The claimant (the plaintiff) was the subsidiary of an investment bank and trading business and the defendant was an investment fund company. The defendant acquired credit-linked notes due in 2005 with underlying assets which included notes issued by various companies within the Parmalat group. The Parmalat group had collapsed in 2003 amid allegations of fraud and corruption, and was declared insolvent in December 2003. In November 2004, the defendant filed claims to be admitted to the list of creditors of the two companies in which it held notes. Its claims were accepted and the relevant debt was converted into equity by way of shares in a new company, which took over the name of Parmalat SpA.
The claimant asserted that by virtue of a telephone call, the parties had concluded an oral contract, under which the claimant would acquire from the defendant the Parmalat notes. The claimant had purported to sell half of the shares to Morgan Stanley and continued to press the defendant for performance of that contract, until it learned that the defendant had sold the shares. The claimant then brought proceedings to enforce the oral contract, seeking damages in respect of the value of the shares issued upon the Parmalat group's administration. The defendant argued that although they had agreed the price, they had made only an "agreement to agree". This agreement was too uncertain to be deemed a contract and the parties had not intended to create legal relations.

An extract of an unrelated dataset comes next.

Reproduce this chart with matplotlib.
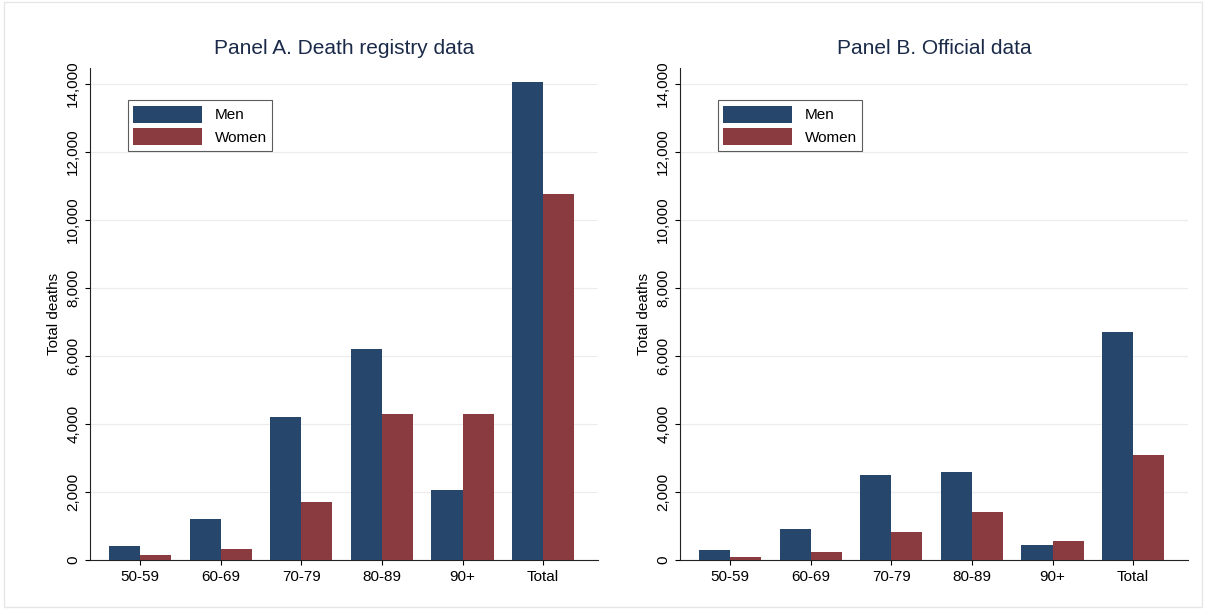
import matplotlib.pyplot as plt
import numpy as np

plt.rcParams['font.family'] = ['Liberation Sans', 'DejaVu Sans']

groups = ['50-59', '60-69', '70-79', '80-89', '90+', 'Total']
registry_men = [400, 1200, 4200, 6200, 2050, 14050]
registry_women = [150, 320, 1700, 4300, 4300, 10750]
official_men = [300, 900, 2500, 2580, 450, 6700]
official_women = [80, 230, 820, 1400, 550, 3100]

NAVY = '#26466b'
MAROON = '#8a3b3f'

fig = plt.figure(figsize=(12.06, 6.09), dpi=100)
fig.patches.append(plt.Rectangle((0.003, 0.003), 0.994, 0.994, transform=fig.transFigure,
                                 fill=False, edgecolor='#e6e6e6', linewidth=1))

panels = [
    ([90 / 1206, 49 / 609, 508 / 1206, 492 / 609], 'Panel A. Death registry data', registry_men, registry_women),
    ([680 / 1206, 49 / 609, 508 / 1206, 492 / 609], 'Panel B. Official data', official_men, official_women),
]

x = np.arange(len(groups))
w = 0.385
for rect, title, men, women in panels:
    ax = fig.add_axes(rect)
    ax.bar(x - w / 2, men, w, color=NAVY, label='Men', zorder=3)
    ax.bar(x + w / 2, women, w, color=MAROON, label='Women', zorder=3)
    ax.set_ylim(0, 14470)
    ax.set_xlim(-0.62, 5.68)
    ax.set_yticks(range(0, 14001, 2000))
    ax.set_yticklabels([f'{v:,}' for v in range(0, 14001, 2000)], rotation=90, va='center', fontsize=11)
    ax.set_xticks(x)
    ax.set_xticklabels(groups, fontsize=11)
    ax.grid(axis='y', color='#ececec', linewidth=0.8, zorder=0)
    for s in ['top', 'right']:
        ax.spines[s].set_visible(False)
    for s in ['left', 'bottom']:
        ax.spines[s].set_color('#222222')
    ax.set_ylabel('Total deaths', fontsize=11)
    ax.set_title(title, fontsize=15, color='#1a2a48', pad=10)
    leg = ax.legend(loc='upper left', bbox_to_anchor=(0.06, 0.95), fancybox=False,
                    edgecolor='#333333', fontsize=11, handlelength=4.5, handleheight=1.4,
                    borderpad=0.35, labelspacing=0.3)
    leg.get_frame().set_linewidth(0.8)

fig.savefig('out.png', dpi=100)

The court held that on the facts, the LMA terms had not been incorporated into any agreement. It rejected the argument that the parties had merely formed an agreement to agree and held that they had intended to create contractual relations. The terms were sufficiently precise to achieve this. Accordingly, the essential obligation of the defendant was to ensure that the claimant obtained the commercial benefit of the notes, namely the benefit of claims in the administration that had been made, or might be made, by the holder of the notes. There had been sufficient intention to create such legal relations.
The court’s attitude demonstrates a willingness on its part to acknowledge the commercial realities that the parties were facing at the relevant time. It also highlights the importance of written confirmation of contracts because the LMA (or indeed other standard terms) will not necessarily apply unless expressly agreed. This judgment is of particular interest to parties who largely operate on the basis of oral trades.